GUANTANAMO BAY NAVAL BASE, Cuba — Five men accused of directing and financing the Sept. 11 plot were back in their high-security cellblock at the Guantanamo Bay detention center after a pretrial hearing when the general in charge of prosecuting them delivered a somber message for families of people killed in the attack.

“I pledge to you that the nation will never forget, will never lose interest,” Army Brig. Gen. Mark Martins said last week to a handful of reporters who traveled to this U.S. base to view the latest proceedings. “And your government will continue to pursue justice under law for however long that takes.”

It could be a very long time. The prosecution of the “9/11 five” has been unfolding incrementally at a courtroom built specifically for the proceedings on an abandoned airfield.
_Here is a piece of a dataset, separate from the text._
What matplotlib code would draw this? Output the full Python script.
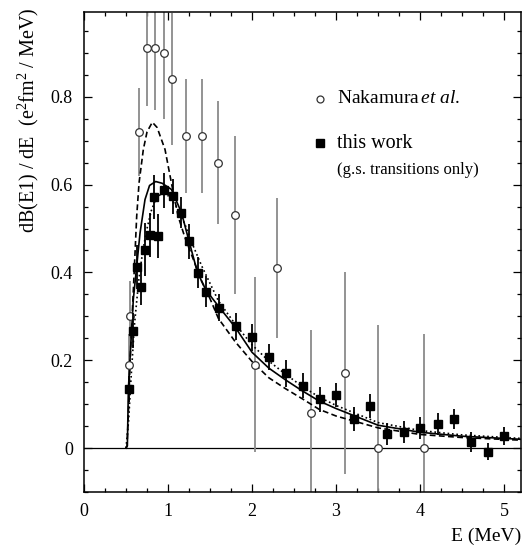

And it is likely to be years before Khalid Shaikh Mohammed, the al-Qaida commander who has claimed responsibility for the Sept. 11, 2001, attack, and his four alleged co-conspirators go before a jury of military officers.

The four days of hearings that ended last Friday was the 14th round of pretrial sessions since the May 2012 arraignment on charges that include nearly 3,000 counts of murder in violation of the law of war for deaths in New York, Washington and Pennsylvania on Sept. 11. The case is often portrayed as the most complex and expensive terrorism prosecution in U.S. history. It may ultimately be the longest.
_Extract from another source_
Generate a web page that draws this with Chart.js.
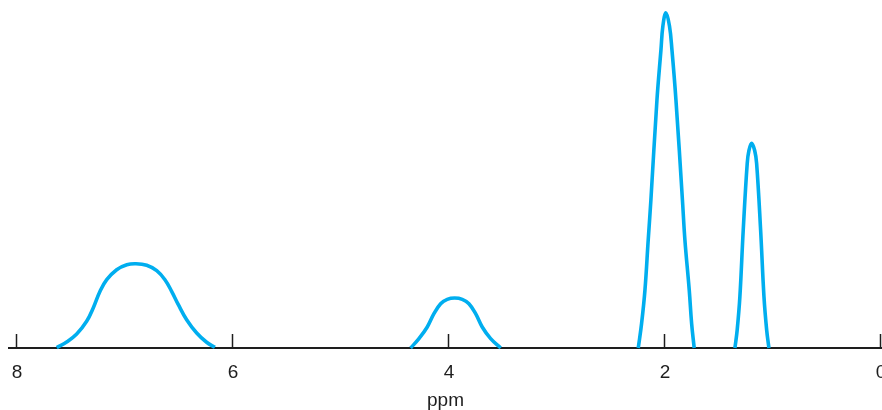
<!DOCTYPE html>
<html>
<head>
<meta charset="utf-8">
<script src="https://cdn.jsdelivr.net/npm/chart.js@4/dist/chart.umd.min.js"></script>
<style>
  html, body { margin: 0; padding: 0; background: #ffffff; }
  #wrap { width: 882px; height: 410px; }
</style>
</head>
<body>
<div id="wrap"><canvas id="c" width="882" height="410"></canvas></div>
<script>
// Chemical shift tick labels (ppm)
const tickValues = [8, 6, 4, 2, 0];
const axisTitle = "ppm";

// Peak 1 (aromatic region, ~6.9 ppm)
const peak1Ppm = [7.632, 7.540, 7.447, 7.355, 7.294, 7.231, 7.169, 7.077, 6.983, 6.898, 6.799, 6.706, 6.630, 6.568, 6.506, 6.429, 6.336, 6.244, 6.167];
const peak1Int = [0.1, 1.76, 4.12, 7.85, 11.76, 16.68, 20.09, 23.03, 24.5, 24.79, 24.32, 22.74, 20.09, 16.68, 12.74, 8.32, 4.41, 1.68, 0.2];

// Peak 2 (~3.95 ppm)
const peak2Ppm = [4.355, 4.278, 4.201, 4.139, 4.077, 4.016, 3.947, 3.877, 3.815, 3.753, 3.692, 3.614, 3.521];
const peak2Int = [0, 2.74, 6.18, 10.09, 13.03, 14.32, 14.71, 14.32, 13.03, 10.09, 6.18, 2.74, 0];

// Peak 3 (~2.0 ppm, tallest)
const peak3Ppm = [2.247, 2.216, 2.185, 2.155, 2.130, 2.074, 2.037, 2.019, 1.991, 1.958, 1.935, 1.898, 1.838, 1.815, 1.775, 1.753, 1.729];
const peak3Int = [0, 7.26, 17.06, 31.76, 43.53, 72.94, 87.65, 94.7, 98.6, 94.7, 87.65, 72.94, 43.53, 31.76, 17.06, 7.26, 0];

// Peak 4 (~1.2 ppm)
const peak4Ppm = [1.352, 1.331, 1.306, 1.275, 1.238, 1.222, 1.197, 1.169, 1.151, 1.114, 1.083, 1.058, 1.037];
const peak4Int = [0, 5.3, 15.1, 34.7, 54.3, 58.1, 60.2, 58.1, 54.3, 34.7, 15.1, 5.3, 0];

const peaks = [
  [peak1Ppm, peak1Int],
  [peak2Ppm, peak2Int],
  [peak3Ppm, peak3Int],
  [peak4Ppm, peak4Int]
];

const lineColor = "#00aeef";
const textColor = "#1e1e1e";
const fontFamily = "'Liberation Sans', Arial, Helvetica, sans-serif";

const datasets = peaks.map(([ppm, inten]) => ({
  data: ppm.map((x, i) => ({ x: x, y: inten[i] })),
  borderColor: lineColor,
  borderWidth: 3.6,
  pointRadius: 0,
  fill: false,
  tension: 0.4,
  cubicInterpolationMode: 'default',
  borderCapStyle: 'butt',
  borderJoinStyle: 'round',
  clip: false
}));

new Chart(document.getElementById('c'), {
  type: 'line',
  data: { datasets: datasets },
  options: {
    responsive: false,
    animation: false,
    events: [],
    layout: { autoPadding: false, padding: { top: 8, left: 9, right: 0, bottom: 0 } },
    plugins: { legend: { display: false }, tooltip: { enabled: false } },
    scales: {
      x: {
        type: 'linear',
        reverse: true,
        min: -0.01,
        max: 8.074,
        afterBuildTicks: (scale) => { scale.ticks = tickValues.map(v => ({ value: v })); },
        afterFit: (scale) => { scale.height = 62; scale.paddingLeft = 0; scale.paddingRight = 0; },
        grid: {
          drawOnChartArea: false,
          drawTicks: true,
          tickLength: -14,
          tickColor: '#1e1e1e',
          tickWidth: 1.5
        },
        border: { display: true, color: '#1e1e1e', width: 2 },
        ticks: {
          color: textColor,
          font: { family: fontFamily, size: 19 },
          padding: 27,
          maxRotation: 0,
          autoSkip: false,
          callback: (v) => String(v)
        },
        title: {
          display: true,
          text: axisTitle,
          color: textColor,
          font: { family: fontFamily, size: 19 },
          padding: { top: 0, bottom: -2 }
        }
      },
      y: {
        display: false,
        min: 0,
        max: 100
      }
    }
  }
});
</script>
</body>
</html>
That reality has sparked anger and frustration among some observers, including the small groups of victims’ relatives chosen by lottery to attend proceedings.
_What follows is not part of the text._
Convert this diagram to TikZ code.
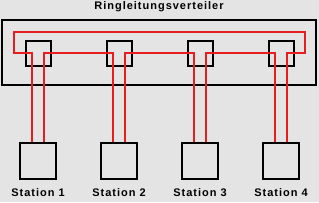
\documentclass[tikz,border=0pt]{standalone}
\usepackage{fontspec}
\setmainfont{Liberation Sans}[LetterSpace=9]
\definecolor{bgc}{RGB}{228,228,228}
\definecolor{wirec}{RGB}{232,30,30}
\begin{document}
\begin{tikzpicture}[x=1pt,y=-1pt,
  bx/.style={draw=black,line width=2pt,minimum size=25pt,inner sep=0pt,fill=bgc},
  st/.style={draw=black,line width=2pt,minimum size=36pt,inner sep=0pt},
  lbl/.style={font=\fontsize{11}{13}\selectfont\bfseries,anchor=base,inner sep=0pt},
  wire/.style={draw=wirec,line width=1.6pt}]
\fill[bgc] (0,0) rectangle (319,202);
\useasboundingbox (0,0) rectangle (319,202);
\node[lbl] (title) at (159,9.7) {Ringleitungsverteiler};
\node[draw=black,line width=2pt,minimum width=314pt,minimum height=65pt,inner sep=0pt] (dist) at (159,52.5) {};
\foreach \i/\x in {1/38,2/119,3/200,4/281}{
  \node[bx] (d\i) at (\x,53) {};
  \node[st] (s\i) at (\x,160.5) {};
  \node[lbl] (l\i) at (\x,196.5) {Station \i};
}
\coordinate (rl) at (14,53);
\coordinate (rtl) at (14,32);
\coordinate (rtr) at (305,32);
\coordinate (rr) at (305,53);
\draw[wire] ([xshift=-6pt]s1.north) -- ([xshift=-6pt]d1.center) -- (rl) -- (rtl) -- (rtr) -- (rr) -- ([xshift=6pt]d4.center) -- ([xshift=6pt]s4.north);
\draw[wire] ([xshift=6pt]s1.north) -- ([xshift=6pt]d1.center) -- ([xshift=-6pt]d2.center) -- ([xshift=-6pt]s2.north);
\draw[wire] ([xshift=6pt]s2.north) -- ([xshift=6pt]d2.center) -- ([xshift=-6pt]d3.center) -- ([xshift=-6pt]s3.north);
\draw[wire] ([xshift=6pt]s3.north) -- ([xshift=6pt]d3.center) -- ([xshift=-6pt]d4.center) -- ([xshift=-6pt]s4.north);
\end{tikzpicture}
\end{document}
More often, the reaction is like that last week of John Olson from Rockville Centre, New York, who is simply resigned to the situation.

“These guys aren’t going anywhere,” said Olson, whose wife, Maureen, was killed at her job on the 96th floor of the North Tower of the World Trade Center. “Quite frankly, if they stay here the rest of their lives that wouldn’t bother me.”

There are a number of inter-related reasons the case has advanced slowly. Mostly, though, it stems from the fact that the defendants face trial at Guantanamo amid a broader debate over whether to close the detention center and that they are being tried by military commission, a hybrid system that has been used throughout U.S. history to prosecute battlefield offenses during war time but never for a case like this one.

The defendants were transferred in September 2006 to Guantanamo from CIA detention facilities, where they were subjected to what the government called “enhanced” interrogation, now widely regarded as torture. President George W. Bush directed they be tried by military commission and they were arraigned about 18 months later.

The case was still in the pretrial stage when President Barack Obama took office pledging to close the Guantanamo jail. He sought to move the case to a civilian court in New York, but ran into intense political opposition. The administration backtracked and sent the case back to a military commission with some added legal protections for the accused, and they were arraigned for a second time 3½ years ago. Congress later prohibited sending any Guantanamo detainees to the U.S. for any reason, including trial.

The Guantanamo commissions, which combine elements of the civilian and military justice systems, are the first held by the U.S. in decades and the law has evolved in those years, meaning many basic issues must be litigated.

Defense lawyers routinely deny they are seeking to delay a trial for men who could get the death penalty if convicted. Walter Ruiz, who represents Saudi defendant Mustafa al-Hawsawi, said he wants to get on with it to prove his client was at most a minor participant in the plot.